[Entries taken from a collection]

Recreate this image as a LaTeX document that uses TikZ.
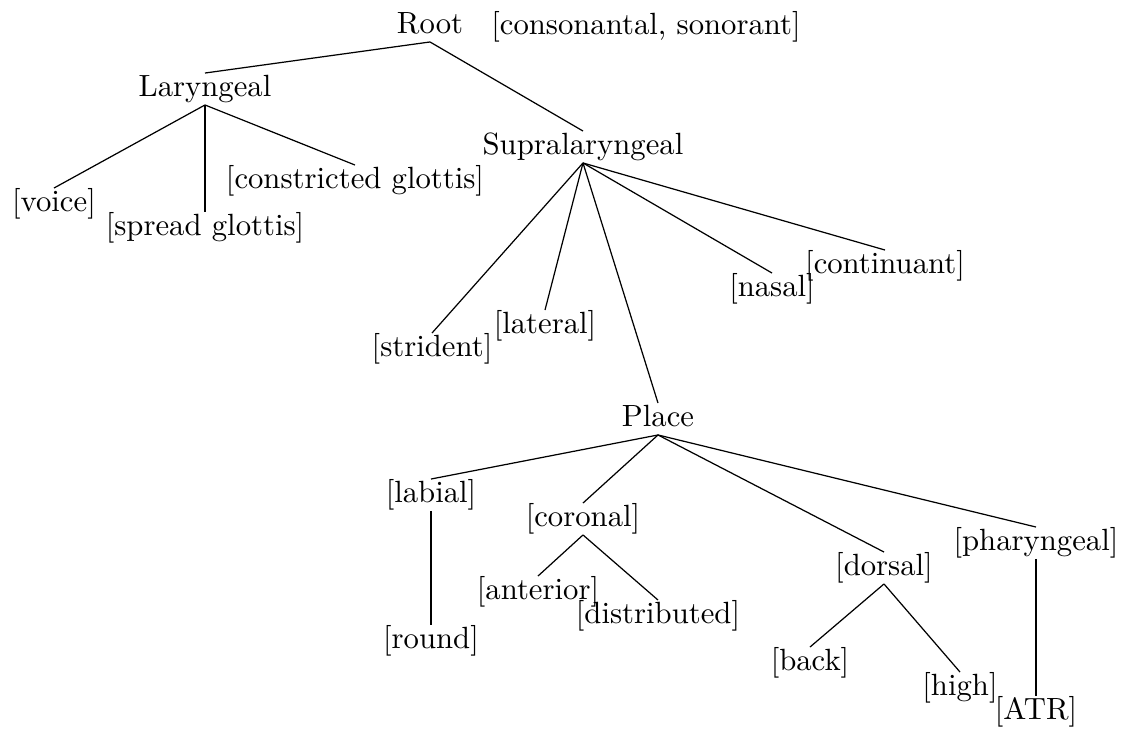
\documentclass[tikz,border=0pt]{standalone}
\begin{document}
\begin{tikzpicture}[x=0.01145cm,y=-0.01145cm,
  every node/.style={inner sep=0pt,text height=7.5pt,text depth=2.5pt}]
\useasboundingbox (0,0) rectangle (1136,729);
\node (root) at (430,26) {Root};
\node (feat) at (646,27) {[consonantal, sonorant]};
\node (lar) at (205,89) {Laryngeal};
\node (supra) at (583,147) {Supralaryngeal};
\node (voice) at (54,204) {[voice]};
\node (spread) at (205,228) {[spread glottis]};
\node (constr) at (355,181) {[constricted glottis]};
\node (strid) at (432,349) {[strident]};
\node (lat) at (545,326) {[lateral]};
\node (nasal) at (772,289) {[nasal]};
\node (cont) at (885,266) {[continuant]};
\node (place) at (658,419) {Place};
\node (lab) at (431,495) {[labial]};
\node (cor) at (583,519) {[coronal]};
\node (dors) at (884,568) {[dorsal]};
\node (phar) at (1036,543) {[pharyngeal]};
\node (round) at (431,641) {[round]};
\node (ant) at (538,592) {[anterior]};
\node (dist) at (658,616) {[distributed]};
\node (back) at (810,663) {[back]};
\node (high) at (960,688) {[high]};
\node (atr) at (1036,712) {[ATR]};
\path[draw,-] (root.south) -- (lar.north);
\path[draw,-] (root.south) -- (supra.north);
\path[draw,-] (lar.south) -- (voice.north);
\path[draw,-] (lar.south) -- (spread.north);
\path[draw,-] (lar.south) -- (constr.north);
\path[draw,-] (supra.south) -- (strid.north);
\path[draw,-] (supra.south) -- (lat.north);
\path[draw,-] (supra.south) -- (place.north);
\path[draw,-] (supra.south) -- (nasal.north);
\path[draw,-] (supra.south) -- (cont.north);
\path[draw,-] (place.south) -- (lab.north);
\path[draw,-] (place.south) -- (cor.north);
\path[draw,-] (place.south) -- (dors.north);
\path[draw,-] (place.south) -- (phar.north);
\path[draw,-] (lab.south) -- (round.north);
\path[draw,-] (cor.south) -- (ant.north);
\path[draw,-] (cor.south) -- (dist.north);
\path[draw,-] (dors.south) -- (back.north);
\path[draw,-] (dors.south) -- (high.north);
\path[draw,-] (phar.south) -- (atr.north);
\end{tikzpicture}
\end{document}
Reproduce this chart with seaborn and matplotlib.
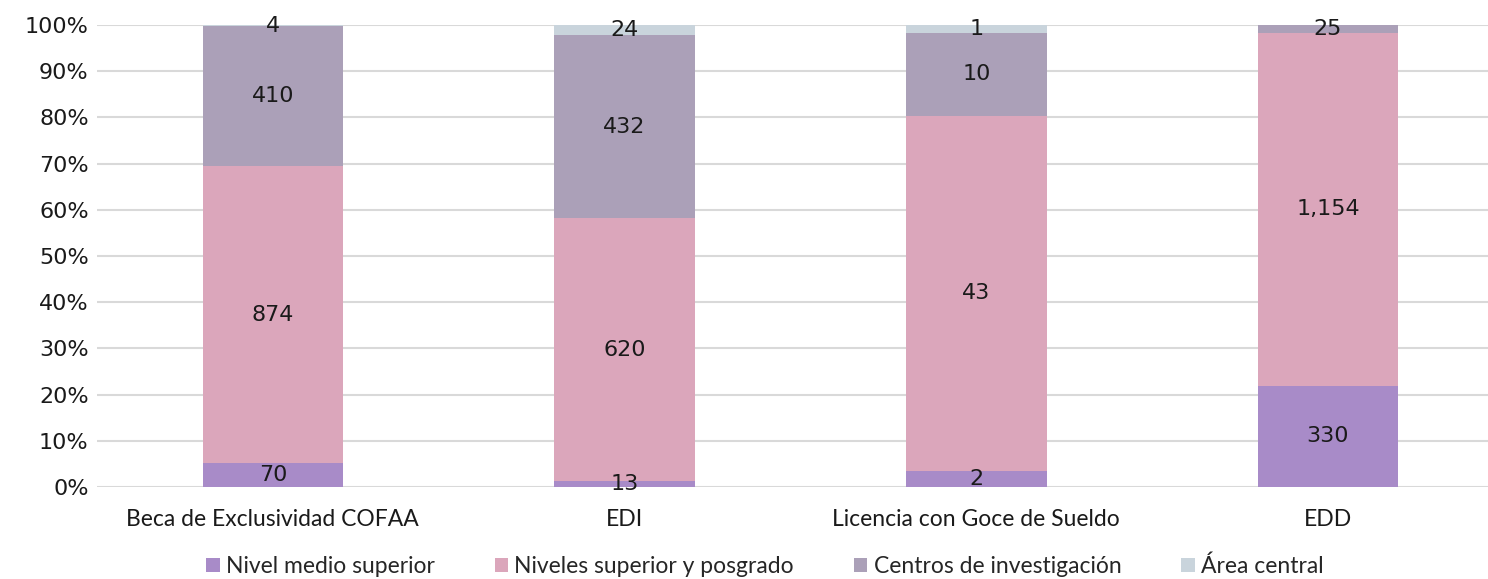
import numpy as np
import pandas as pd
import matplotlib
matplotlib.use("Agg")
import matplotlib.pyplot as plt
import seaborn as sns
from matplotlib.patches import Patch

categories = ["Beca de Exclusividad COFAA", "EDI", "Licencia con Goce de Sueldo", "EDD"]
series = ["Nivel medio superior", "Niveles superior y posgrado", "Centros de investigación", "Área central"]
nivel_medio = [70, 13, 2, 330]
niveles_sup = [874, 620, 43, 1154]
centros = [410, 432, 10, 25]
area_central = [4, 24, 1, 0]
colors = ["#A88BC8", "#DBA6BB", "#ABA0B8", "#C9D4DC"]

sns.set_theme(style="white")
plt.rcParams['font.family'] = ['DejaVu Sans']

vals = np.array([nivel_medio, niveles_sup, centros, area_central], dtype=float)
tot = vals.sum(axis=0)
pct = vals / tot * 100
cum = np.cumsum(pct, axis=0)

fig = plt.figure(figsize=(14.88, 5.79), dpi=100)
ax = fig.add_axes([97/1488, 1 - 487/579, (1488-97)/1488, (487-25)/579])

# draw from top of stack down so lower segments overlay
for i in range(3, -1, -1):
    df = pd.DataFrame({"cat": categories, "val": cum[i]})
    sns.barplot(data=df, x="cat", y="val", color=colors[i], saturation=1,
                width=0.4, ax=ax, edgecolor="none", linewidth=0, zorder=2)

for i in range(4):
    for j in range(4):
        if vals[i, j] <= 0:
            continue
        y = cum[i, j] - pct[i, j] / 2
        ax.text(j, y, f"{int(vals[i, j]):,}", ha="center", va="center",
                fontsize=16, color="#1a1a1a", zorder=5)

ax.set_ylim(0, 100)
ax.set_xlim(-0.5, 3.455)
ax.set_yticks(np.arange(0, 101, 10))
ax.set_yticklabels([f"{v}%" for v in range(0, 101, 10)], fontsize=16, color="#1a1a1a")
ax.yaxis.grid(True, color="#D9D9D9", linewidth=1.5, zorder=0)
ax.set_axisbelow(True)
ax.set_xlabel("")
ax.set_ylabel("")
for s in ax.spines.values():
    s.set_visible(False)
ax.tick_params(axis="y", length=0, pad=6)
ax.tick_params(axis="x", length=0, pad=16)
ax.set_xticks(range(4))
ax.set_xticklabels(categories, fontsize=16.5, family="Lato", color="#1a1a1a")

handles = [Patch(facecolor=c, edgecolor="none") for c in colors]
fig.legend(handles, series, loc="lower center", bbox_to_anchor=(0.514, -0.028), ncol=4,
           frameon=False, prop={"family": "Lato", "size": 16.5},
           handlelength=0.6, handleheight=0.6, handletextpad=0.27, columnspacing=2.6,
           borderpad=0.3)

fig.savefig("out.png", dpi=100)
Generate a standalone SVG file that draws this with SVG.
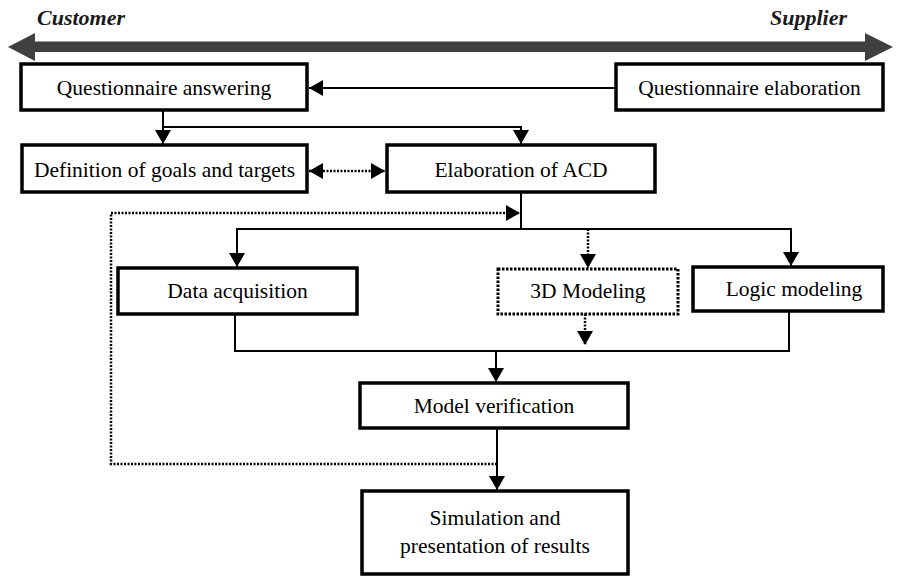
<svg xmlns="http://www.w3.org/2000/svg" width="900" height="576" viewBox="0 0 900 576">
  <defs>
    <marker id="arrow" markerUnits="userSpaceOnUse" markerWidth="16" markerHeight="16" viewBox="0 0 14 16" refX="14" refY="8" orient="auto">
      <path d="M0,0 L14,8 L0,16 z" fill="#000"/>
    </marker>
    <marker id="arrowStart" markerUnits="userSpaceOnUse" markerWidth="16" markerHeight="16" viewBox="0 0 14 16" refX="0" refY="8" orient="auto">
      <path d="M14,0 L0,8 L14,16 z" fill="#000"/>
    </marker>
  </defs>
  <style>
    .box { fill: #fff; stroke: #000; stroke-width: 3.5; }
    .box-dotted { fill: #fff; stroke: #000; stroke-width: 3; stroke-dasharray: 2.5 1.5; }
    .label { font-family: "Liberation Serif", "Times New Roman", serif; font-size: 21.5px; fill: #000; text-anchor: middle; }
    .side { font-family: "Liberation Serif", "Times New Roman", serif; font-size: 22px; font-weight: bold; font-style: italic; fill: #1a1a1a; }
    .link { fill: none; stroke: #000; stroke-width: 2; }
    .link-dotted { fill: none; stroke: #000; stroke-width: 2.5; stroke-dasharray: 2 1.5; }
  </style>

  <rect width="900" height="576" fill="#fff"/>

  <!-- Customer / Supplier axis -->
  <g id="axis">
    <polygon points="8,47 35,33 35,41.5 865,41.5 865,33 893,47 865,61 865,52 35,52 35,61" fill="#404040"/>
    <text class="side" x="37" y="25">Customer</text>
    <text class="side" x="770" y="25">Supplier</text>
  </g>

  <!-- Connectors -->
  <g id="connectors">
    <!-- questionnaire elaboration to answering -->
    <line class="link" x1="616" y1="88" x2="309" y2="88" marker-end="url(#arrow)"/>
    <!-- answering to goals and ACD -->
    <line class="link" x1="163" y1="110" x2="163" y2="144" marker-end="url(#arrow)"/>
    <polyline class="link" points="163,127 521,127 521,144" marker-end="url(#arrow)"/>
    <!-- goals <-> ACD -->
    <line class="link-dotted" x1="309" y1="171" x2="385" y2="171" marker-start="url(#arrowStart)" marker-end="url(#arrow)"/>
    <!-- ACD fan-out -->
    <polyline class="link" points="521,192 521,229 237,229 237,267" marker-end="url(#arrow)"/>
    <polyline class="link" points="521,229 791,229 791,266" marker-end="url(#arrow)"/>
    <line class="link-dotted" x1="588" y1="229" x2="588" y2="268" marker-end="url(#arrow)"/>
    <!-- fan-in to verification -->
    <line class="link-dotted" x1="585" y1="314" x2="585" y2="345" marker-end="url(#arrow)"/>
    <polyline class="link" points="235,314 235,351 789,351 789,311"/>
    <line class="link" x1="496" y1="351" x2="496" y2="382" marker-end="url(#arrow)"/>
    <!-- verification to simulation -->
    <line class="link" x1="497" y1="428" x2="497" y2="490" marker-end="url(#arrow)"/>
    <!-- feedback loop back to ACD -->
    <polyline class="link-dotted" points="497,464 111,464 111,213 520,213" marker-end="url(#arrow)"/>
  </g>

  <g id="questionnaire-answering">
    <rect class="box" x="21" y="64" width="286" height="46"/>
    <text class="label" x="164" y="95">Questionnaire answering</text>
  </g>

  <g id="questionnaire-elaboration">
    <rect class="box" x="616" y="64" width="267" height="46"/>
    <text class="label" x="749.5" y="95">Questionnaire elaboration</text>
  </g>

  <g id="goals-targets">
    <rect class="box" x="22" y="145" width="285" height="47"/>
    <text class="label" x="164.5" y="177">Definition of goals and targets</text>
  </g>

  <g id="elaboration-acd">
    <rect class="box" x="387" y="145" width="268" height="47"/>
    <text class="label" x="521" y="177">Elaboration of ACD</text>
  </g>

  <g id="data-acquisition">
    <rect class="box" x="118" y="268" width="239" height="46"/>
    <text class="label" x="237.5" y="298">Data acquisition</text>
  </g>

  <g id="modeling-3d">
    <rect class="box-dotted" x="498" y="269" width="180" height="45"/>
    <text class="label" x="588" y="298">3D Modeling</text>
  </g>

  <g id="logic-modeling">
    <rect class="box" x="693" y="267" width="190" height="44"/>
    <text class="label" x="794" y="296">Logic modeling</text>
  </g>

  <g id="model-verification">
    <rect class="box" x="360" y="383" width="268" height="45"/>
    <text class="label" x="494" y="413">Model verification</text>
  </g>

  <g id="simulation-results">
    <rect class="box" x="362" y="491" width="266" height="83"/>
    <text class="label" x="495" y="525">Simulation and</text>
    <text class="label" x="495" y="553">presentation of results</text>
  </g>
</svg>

Your objective: Your task is to quote, unchanged, only the lines from the line bearing "Reproduce this chart" through the line bearing "from matplotlib.patches import Patch"; the pictures are not part of the copy.

Response:
Reproduce this chart with seaborn and matplotlib.
import numpy as np
import pandas as pd
import matplotlib
matplotlib.use("Agg")
import matplotlib.pyplot as plt
import seaborn as sns
from matplotlib.patches import Patch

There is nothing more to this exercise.